Member of the Boston Common Council from Ward 4
- In office 1856–1857

Personal details
- Born: June 22, 1825 North Andover, Massachusetts
- Died: August 23, 1905 (aged 80) North Andover, Massachusetts
- Party: Democratic
- Spouse: Catherine Stevens m.1854
- Alma mater: Harvard College Harvard Law School

= Oliver Stevens =

American politician (1825–1905)

Oliver Stevens (1825–1905) was an American attorney and politician who served as District Attorney of Suffolk County, Massachusetts, from 1875 to 1905 and as president of the Boston Common Council in 1856 and 1857.

==Early life==
Stevens was born on June 22, 1825, in North Andover, Massachusetts, to Isaac Stevens and Hannah Stevens (née Cummings). He was a member of one of North Andover's founding families. His older brother, Isaac Stevens, was the first Governor of Washington Territory and a Union Army General who was killed during the Battle of Chantilly. Stevens grew up on the family farm, which supplied dairy to be sold in Lawrence, Massachusetts.

Stevens prepared for college at the North Yarmouth Academy and graduated from Bowdoin College in 1848. He studied law at Harvard Law School and in the office of H. H. Fuller. He was admitted to the bar in 1850.

==Personal life==
Stevens moved to Boston in 1850, but continued to utilize his family home in North Andover as a summer home. Stevens was a Unitarian and attended the church of Edward Everett Hale. In 1854, he married a cousin, Catherine Stevens of Andover, Massachusetts. They had no children. On September 2, 1895, Stevens and his wife were severely injured when they were ejected from their carriage. Stevens fractured several of his ribs, and Catherine Stevens broke two bones in her right leg and suffered injuries to her hip and chest.

==Early political career==
Stevens served on the Boston common council from ward 4 in 1856 and 1857 and was president of the body in both years.

Stevens was a delegate to the 1860 Democratic National Conventions in Charleston and Baltimore, where he supported the candidacy of Stephen A. Douglas.
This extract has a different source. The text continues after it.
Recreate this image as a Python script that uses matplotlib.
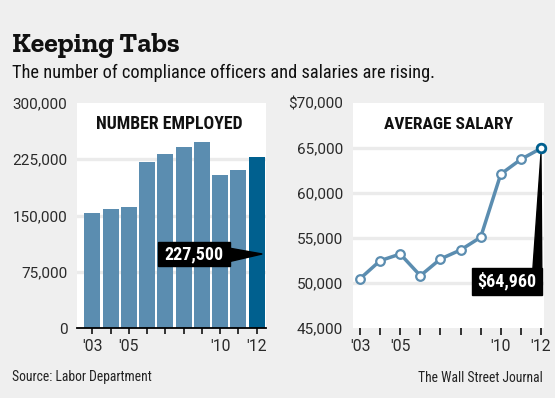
import matplotlib
matplotlib.use("Agg")
import matplotlib.pyplot as plt
from matplotlib.patches import Rectangle, Polygon

# ---- data ----
years = ["2003", "2004", "2005", "2006", "2007", "2008", "2009", "2010", "2011", "2012"]
tick_labels = ["'03", "", "'05", "", "", "", "", "'10", "", "'12"]
employed = [153000, 158500, 161500, 222000, 232000, 242000, 248000, 204000, 210500, 227500]
salary = [50480, 52480, 53220, 50810, 52670, 53670, 55080, 62100, 63740, 64960]
emp_ticks = [0, 75000, 150000, 225000, 300000]
emp_tick_labels = ["0", "75,000", "150,000", "225,000", "300,000"]
sal_ticks = [45000, 50000, 55000, 60000, 65000, 70000]
sal_tick_labels = ["45,000", "50,000", "55,000", "60,000", "65,000", "$70,000"]

BG = "#efefef"
GRID = "#ebebeb"
BAR = "#5b8db0"
DARK = "#00608f"
SANS = ["Roboto Condensed", "DejaVu Sans"]
TICKF = ["Roboto", "DejaVu Sans"]
SLAB = ["Zilla Slab", "DejaVu Serif"]

fig = plt.figure(figsize=(5.55, 3.98), dpi=100, facecolor=BG)
W, H = 555.0, 398.0

fig.text(12 / W, 1 - 51.5 / H, "Keeping Tabs", family=SLAB, fontweight="bold",
         fontsize=20, color="#111111", va="baseline")
fig.text(12 / W, 1 - 78.5 / H, "The number of compliance officers and salaries are rising.",
         family=SANS, fontsize=13.2, color="#111111", va="baseline")
fig.text(12 / W, 1 - 381.5 / H, "Source: Labor Department", family=SANS,
         fontsize=9.8, color="#222222", va="baseline")
fig.text(543 / W, 1 - 381.5 / H, "The Wall Street Journal", family=SANS,
         fontsize=9.8, color="#222222", va="baseline", ha="right")

xs = list(range(len(years)))

def style_ticks(ax):
    for lab in ax.get_xticklabels() + ax.get_yticklabels():
        lab.set_family(TICKF)
        lab.set_fontweight("normal")

# ---- left panel: number employed ----
ax1 = fig.add_axes([77 / W, 70 / H, 189 / W, 225 / H])
ax1.set_facecolor("white")
for v in emp_ticks[1:-1]:
    ax1.axhline(v, color=GRID, lw=2.4, zorder=0)
colors = [BAR] * (len(years) - 1) + [DARK]
ax1.bar(xs, employed, width=0.88, color=colors, zorder=2)
ax1.set_xlim(-0.84, 9.51)
ax1.set_ylim(0, 300000)
for s in ["top", "right", "left"]:
    ax1.spines[s].set_visible(False)
ax1.spines["bottom"].set_color("black")
ax1.spines["bottom"].set_linewidth(1.3)
ax1.spines["bottom"].set_zorder(3)
ax1.set_xticks(xs)
ax1.set_xticklabels(tick_labels)
ax1.set_yticks(emp_ticks)
ax1.set_yticklabels(emp_tick_labels)
ax1.tick_params(axis="x", direction="out", length=4.5, width=1.1, color="black", pad=3.5,
                labelsize=11.3, labelcolor="#2a2a2a")
ax1.tick_params(axis="y", length=0, pad=7, labelsize=11, labelcolor="#2a2a2a")
style_ticks(ax1)
ax1.text(0.49, 0.905, "NUMBER EMPLOYED", transform=ax1.transAxes, ha="center", va="center",
         family=SANS, fontweight="bold", fontsize=12.8, color="#111111", zorder=5)

# callout
last = len(years) - 1
ax1.add_patch(Rectangle((3.6, 82700), 3.94, 32300, color="black", zorder=4))
ax1.add_patch(Polygon([(7.5, 106500), (last + 0.3, 98700), (7.5, 88500)], closed=True,
                      color="black", zorder=4))
ax1.text(5.57, 98700, f"{employed[-1]:,}", ha="center", va="center", color="white",
         family=SANS, fontweight="bold", fontsize=13, zorder=5)

# ---- right panel: average salary ----
ax2 = fig.add_axes([353 / W, 70 / H, 191 / W, 225 / H])
ax2.set_facecolor("white")
for v in sal_ticks[1:-1]:
    ax2.axhline(v, color=GRID, lw=2.4, zorder=0)
ax2.set_xlim(-0.35, 9.15)
ax2.set_ylim(45000, 70000)
for s in ["top", "right", "left", "bottom"]:
    ax2.spines[s].set_visible(False)
ax2.set_xticks(xs)
ax2.set_xticklabels(tick_labels)
ax2.set_yticks(sal_ticks)
ax2.set_yticklabels(sal_tick_labels)
ax2.tick_params(axis="x", direction="out", length=5, width=1.1, color="black", pad=3,
                labelsize=11.3, labelcolor="#2a2a2a")
ax2.tick_params(axis="y", length=0, pad=7, labelsize=11, labelcolor="#2a2a2a")
style_ticks(ax2)
ax2.text(0.5, 0.905, "AVERAGE SALARY", transform=ax2.transAxes, ha="center", va="center",
         family=SANS, fontweight="bold", fontsize=12.5, color="#111111", zorder=5)

# callout (behind the line)
ax2.add_patch(Rectangle((5.56, 48670), 3.48, 3000, color="black", zorder=2, clip_on=False))
ax2.add_patch(Polygon([(8.6, 51660), (last + 0.04, 51660), (last, salary[-1] - 600)],
                      closed=True, color="black", zorder=2, clip_on=False))
ax2.text(7.3, 50170, f"${salary[-1]:,}", ha="center", va="center", color="white",
         family=SANS, fontweight="bold", fontsize=13, zorder=5)

ax2.plot(xs, salary, color=BAR, lw=2.5, zorder=3, marker="o", markersize=6.2,
         markerfacecolor="white", markeredgecolor=BAR, markeredgewidth=1.6, clip_on=False)
ax2.plot([xs[-1]], [salary[-1]], marker="o", markersize=6.2, markerfacecolor="white",
         markeredgecolor=DARK, markeredgewidth=2, zorder=4, clip_on=False, lw=0)

fig.savefig("out.png", dpi=100, facecolor=BG)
After the first convention, sixteen members of the Massachusetts delegation, including Caleb Cushing, Benjamin Butler, James Scollay Whitney, and George B. Loring, broke with the party and participated in the “Breckinridge convention". At the Baltimore convention, Stevens served as the spokesman for the Massachusetts delegation, which supported the eventual nominee – Stephen A. Douglas.

==District attorney==
In 1874, Stevens was elected District Attorney of Suffolk County. In 1876, he tried Thomas W. Piper, also known as The Boston Belfry Murderer, for the murder of Mabel H. Young. The trial ended in a hung jury, with nine voting to convict and three voting to acquit. Piper was later tried and convicted by Massachusetts Attorney General Charles R. Train.
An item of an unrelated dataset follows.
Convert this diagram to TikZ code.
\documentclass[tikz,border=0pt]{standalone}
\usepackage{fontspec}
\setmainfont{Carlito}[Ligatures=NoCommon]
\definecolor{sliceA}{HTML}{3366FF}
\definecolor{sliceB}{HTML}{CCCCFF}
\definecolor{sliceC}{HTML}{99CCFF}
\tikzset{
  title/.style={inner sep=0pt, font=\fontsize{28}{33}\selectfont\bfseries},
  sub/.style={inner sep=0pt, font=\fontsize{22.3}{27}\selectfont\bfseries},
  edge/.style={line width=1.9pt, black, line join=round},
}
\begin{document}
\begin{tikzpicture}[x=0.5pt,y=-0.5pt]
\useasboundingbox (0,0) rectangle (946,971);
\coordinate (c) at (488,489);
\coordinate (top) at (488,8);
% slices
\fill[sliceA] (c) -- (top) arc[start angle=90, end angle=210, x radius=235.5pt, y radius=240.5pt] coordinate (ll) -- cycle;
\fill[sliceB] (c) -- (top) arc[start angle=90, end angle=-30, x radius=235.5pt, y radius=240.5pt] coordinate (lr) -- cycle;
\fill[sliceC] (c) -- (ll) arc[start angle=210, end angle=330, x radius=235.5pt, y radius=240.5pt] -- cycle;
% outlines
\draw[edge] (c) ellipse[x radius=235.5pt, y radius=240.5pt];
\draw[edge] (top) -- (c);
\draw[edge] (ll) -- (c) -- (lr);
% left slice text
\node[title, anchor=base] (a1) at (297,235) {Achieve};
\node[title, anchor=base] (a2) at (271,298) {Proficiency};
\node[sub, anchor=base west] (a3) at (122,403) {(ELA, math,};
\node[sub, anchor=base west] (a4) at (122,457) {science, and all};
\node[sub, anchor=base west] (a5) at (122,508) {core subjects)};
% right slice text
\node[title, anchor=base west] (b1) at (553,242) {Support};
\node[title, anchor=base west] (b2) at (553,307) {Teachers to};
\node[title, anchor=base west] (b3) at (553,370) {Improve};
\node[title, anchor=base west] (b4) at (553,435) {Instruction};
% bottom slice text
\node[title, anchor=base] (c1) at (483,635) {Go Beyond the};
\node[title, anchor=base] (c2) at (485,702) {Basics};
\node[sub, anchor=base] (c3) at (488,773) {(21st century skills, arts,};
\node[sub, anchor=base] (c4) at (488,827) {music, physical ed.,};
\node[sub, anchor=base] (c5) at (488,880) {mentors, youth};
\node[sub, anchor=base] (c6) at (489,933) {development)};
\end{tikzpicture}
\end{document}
On March 1, 1882, Stevens, under instruction from Massachusetts attorney general George Marston, wrote to James R. Osgood & Co. informing them that their 1881 printing of Walt Whitman's Leaves of Grass violated the law against obscene literature and requesting that they withdraw it from circulation. On March 23, Osgood & Co. wrote to Whitman that if two poems – "A Woman Waits for Me" and "Ode to a Common Prostitute", were removed, the government would allow the book to be published. Whitman rejected this request and Osgood & Co., not wanting to get involved with a lawsuit, ceased publishing the book and turned over the plates to Whitman. Rees, Welsh, & Co. (which was soon acquired by David McKay Publications) of Philadelphia agreed to publish the Leaves of Grass and the controversy surrounding the book made it a financial success.
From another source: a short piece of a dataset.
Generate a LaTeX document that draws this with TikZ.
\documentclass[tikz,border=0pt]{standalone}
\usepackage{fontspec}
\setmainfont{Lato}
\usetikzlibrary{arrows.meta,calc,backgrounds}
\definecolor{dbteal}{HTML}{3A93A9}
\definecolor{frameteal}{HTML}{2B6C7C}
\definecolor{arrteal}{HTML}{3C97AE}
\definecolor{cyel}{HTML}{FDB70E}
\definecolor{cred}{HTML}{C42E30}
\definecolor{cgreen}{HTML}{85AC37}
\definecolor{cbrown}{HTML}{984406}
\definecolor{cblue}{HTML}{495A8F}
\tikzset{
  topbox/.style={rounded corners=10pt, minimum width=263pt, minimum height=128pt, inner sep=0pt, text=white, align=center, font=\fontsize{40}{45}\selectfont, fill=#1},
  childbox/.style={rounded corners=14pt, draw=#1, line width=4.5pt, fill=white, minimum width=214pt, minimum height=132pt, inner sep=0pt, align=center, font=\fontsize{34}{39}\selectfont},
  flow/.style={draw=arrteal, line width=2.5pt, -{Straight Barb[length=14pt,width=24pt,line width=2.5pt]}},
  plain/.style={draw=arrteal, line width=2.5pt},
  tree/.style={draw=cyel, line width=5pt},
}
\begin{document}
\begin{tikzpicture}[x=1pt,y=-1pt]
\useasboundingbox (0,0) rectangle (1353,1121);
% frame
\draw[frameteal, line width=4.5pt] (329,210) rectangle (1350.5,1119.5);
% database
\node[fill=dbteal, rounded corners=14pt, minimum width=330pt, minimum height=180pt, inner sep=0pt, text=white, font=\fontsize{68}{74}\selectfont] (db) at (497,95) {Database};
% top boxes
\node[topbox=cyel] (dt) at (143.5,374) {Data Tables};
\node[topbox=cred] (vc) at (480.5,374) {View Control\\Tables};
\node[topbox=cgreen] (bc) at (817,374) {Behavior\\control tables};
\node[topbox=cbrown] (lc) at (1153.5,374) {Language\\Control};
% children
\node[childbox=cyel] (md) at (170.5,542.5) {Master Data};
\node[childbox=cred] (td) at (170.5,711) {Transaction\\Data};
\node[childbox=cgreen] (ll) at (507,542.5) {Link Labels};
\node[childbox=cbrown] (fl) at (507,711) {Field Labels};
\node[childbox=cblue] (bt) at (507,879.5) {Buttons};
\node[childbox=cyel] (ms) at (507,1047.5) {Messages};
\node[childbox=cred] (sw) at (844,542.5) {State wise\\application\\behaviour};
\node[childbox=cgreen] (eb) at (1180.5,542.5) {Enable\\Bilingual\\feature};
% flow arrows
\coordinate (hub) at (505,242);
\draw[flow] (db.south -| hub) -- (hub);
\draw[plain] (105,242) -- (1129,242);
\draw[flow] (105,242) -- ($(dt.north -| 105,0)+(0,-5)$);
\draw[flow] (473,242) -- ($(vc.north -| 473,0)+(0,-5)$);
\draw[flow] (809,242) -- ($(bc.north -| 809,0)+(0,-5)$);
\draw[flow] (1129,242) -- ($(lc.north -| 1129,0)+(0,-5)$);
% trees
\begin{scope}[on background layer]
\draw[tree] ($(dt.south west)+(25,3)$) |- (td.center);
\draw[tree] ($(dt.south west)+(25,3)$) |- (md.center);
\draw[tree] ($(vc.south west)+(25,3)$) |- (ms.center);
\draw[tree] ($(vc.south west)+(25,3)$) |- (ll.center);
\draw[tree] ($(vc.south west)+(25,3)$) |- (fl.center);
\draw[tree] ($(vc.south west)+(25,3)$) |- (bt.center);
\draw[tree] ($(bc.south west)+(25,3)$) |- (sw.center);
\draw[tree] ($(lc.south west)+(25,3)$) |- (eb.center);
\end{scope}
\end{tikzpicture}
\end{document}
By January 1905, Stevens was unable to do much work due to rheumatism. He spent the entire summer at his farm in North Andover. On July 31, 1905, Stevens resigned effective to the confirmation of his successor. On August 2, Stevens' first assistant Michael J. Sughrue was appointed by Governor William Lewis Douglas and immediately confirmed by the Massachusetts Governor's Council. Stevens died on August 23, 1905, at his home in North Andover.